Stocks close higher as banks, technology lead broad rally


Stocks close higher as banks, technology lead broad rally

A choppy day of trading on Wall Street ended Thursday with stocks broadly higher and another all-time high for the Dow Jones industrial average.

Banks and technology companies led a late-afternoon turnaround that pushed the Standard & Poor’s 500 index to a 0.8% gain, reversing the benchmark index’s losses for the week. Gains in most Dow companies, including Goldman Sachs, IBM and Cisco Systems, nudged the blue chip index to a new high for the second straight day.
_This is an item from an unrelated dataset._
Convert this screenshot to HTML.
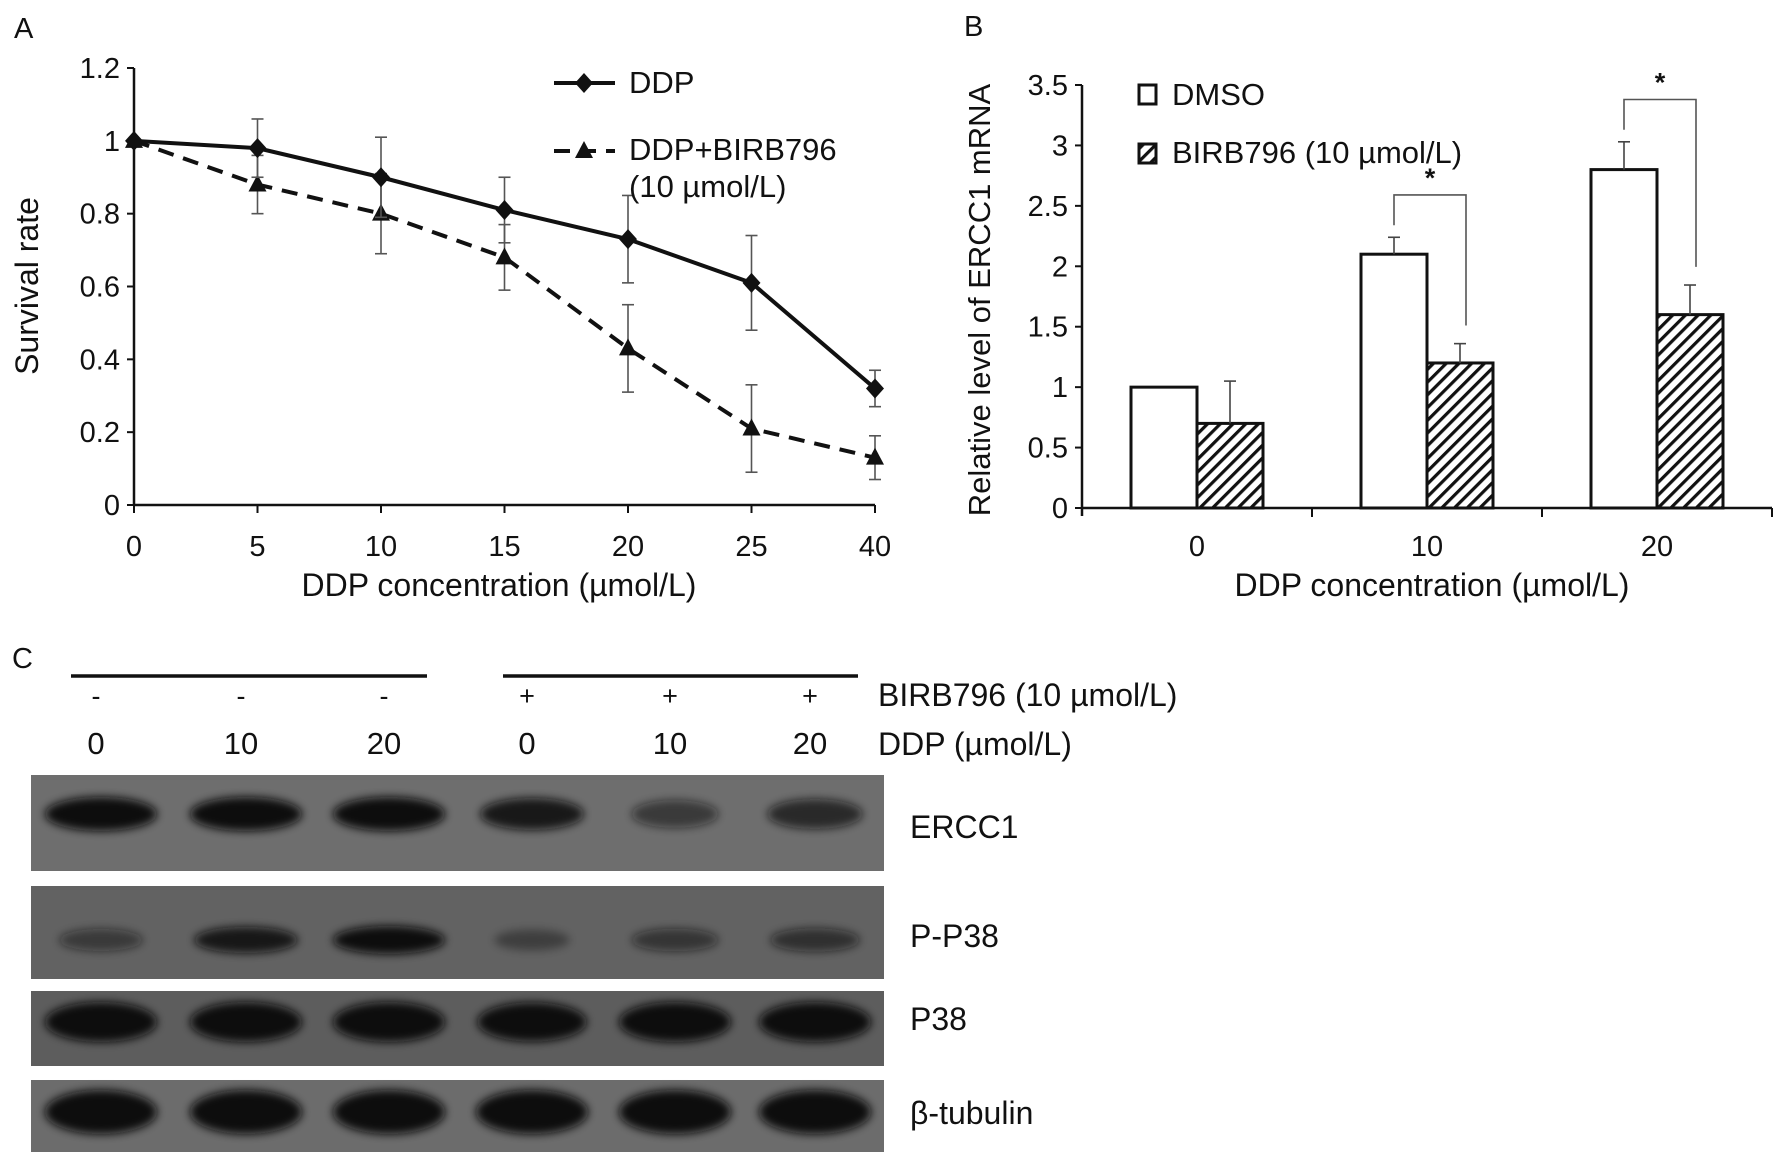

Apple, Microsoft and Intel were among the winners, contributing to the rally in tech stocks. That helped the S&P 500’s technology sector break a seven-day losing streak, which reversed an early slide in the Nasdaq.

The stock indexes wavered earlier in the day, weighed down by a sell-off in healthcare stocks. Drugmakers Moderna and Pfizer closed lower following news late Wednesday that the White House supports waiving intellectual property rights for COVID-19 vaccines in order to speed up immunizations in poorer countries.

Investors continued to weigh the latest corporate earnings reports while looking ahead to a key jobs report due out Friday.

The S&P 500 bounced back from an early slide, adding 34.03 points to close at 4,201.62. The index is on track for its eighth weekly gain in the last 10 weeks. The Dow rose 318.19 points, or 0.9%, to 34,548.19. The Nasdaq composite climbed 50.42 points, or 0.4%, to 13,632.84. The tech-heavy index had been down 1.1% in the early going.

The Russell 2000 index of smaller companies also recovered from a stumble to an essentially flat finish, adding 0.05 point, or less than 0.1%, to end at 2,241.42.

Bond yields were mixed, with the 10-year Treasury note trading at a yield of 1.57%, down from 1.58% late Wednesday.

The healthcare stock slide was countered by gains in household goods makers, banks and communication companies.

Moderna lost 1.4% after the company reported its first-ever quarterly profit, helped by the company’s coronavirus vaccine. The drop was largely tied to the news from the White House, as shares of other drug companies fell, including Pfizer, which dropped 1%.

Shares of Johnson & Johnson were not hurt by the news, partly because J&J has other businesses such as Band-Aids, pain reliever Tylenol and its baby-products franchise. The stock inched up 0.4%

Stocks have mostly pushed higher on expectations of an economic recovery and strong profits this year. Massive support from the U.S. government and the Federal Reserve, and increasingly positive economic data, have also encouraged investors to push stock prices to all-time highs, despite an undercurrent of worry about inflation and the potential for higher interest rates later this year.

This week, the focus is on the health of the labor market, with the government due to report April hiring data Friday. Job growth has been one of the keys to a sustained economic rebound, but it has lagged behind other areas of the economy such as retail sales and consumer confidence.

Economists expect the April jobs data to show employers hired 975,000 workers last month as the economy accelerated out of the pandemic and vaccines rolled out nationwide. The unemployment rate is expected to drop to 5.8% from 6%.

There already have been signs that the labor market is improving. The Labor Department said Thursday that the number of Americans who filed for unemployment benefits last week fell to a pandemic low of 498,000. The payroll processing company ADP said Wednesday that private employers hired 742,000 workers last month.

On Thursday, traders sized up the latest batch of corporate earnings. Investors bid up shares in Wayfair, Kellogg and Papa John’s International after they reported results that topped Wall Street’s forecasts.

More earnings are expected Friday from Cigna, Equifax and insurance giant AIG. Of the S&P 500 companies reporting so far, 84% have topped analysts’ expectations, according to FactSet.